Поэтому изменились времена и произошли необратимые перемены. Какими бы идеологическими выкрутасами ни пытались приуменьшить значение таких акций, как ликвидация лагерей и массовая реабилитация жертв, последствия были серьезными. Ушла атмосфера всеобщего страха и доносительства (хотя и устрашители, и доносители остались). Кроме того, исчез простейший источник дешевой рабочей силы – основа всех великих строек. (Иссяк и другой – бесплатная работа в колхозах.)
Эпоха 60-х стала подходить к своему концу с октябрьского партийного переворота 1964 г., когда властвующая элита избавилась от своего неугомонного и непредсказуемого лидера. Сразу появились опасения, что взят курс «полный назад», что произошел сталинский или военный переворот (о военной опоре власти стали говорить с 1965-го, когда юбилей Победы был очень пышно отмечен). Новые власти, которые долго казались случайными, временными, что давало пищу анекдотам о «временном правительстве», заявляли, что будут продолжать прогрессивную линию, но только без «субъективизма» Хрущева. Поначалу было непонятным лицо нового режима (тогда Брежнева называли «бровеносец в потемках»). Потом стало ясно, что лица-то и не было вовсе: самый длительный и стабильный в нашем ХХ в. режим оставался удивительно безликим. Их действия определялись не личными прихотями, а природой режима.

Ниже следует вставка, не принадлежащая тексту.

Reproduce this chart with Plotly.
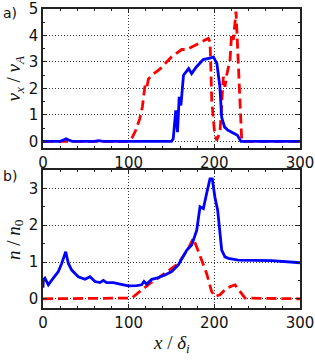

Придя к власти, Брежнев и компания постарались всех успокоить: правящий аппарат уверили, что его не будут перетряхивать, интеллигенцию – что ее будут уважать (отказались от планов разгона Академии наук, от реформы правописания, от поддержки Т. Лысенко), международных партнеров – что будут проводить миролюбивую политику (вскоре ей придумали и словечко – «разрядка»). Первым испытанием надежности таких обещаний стало дело Синявского – Даниэля. Их судили с большим пропагандистским шумом в феврале 1966-го, как раз в день десятилетия доклада «О культе личности…» на ХХ съезде; ничем больше эта годовщина не была отмечена. Тем самым власть показала, что она могла быть более или менее терпимой только до известного предела: ни малейшего покушения на интересы режима. Причем, конечно, монопольное право определять эти самые интересы сохраняло начальство.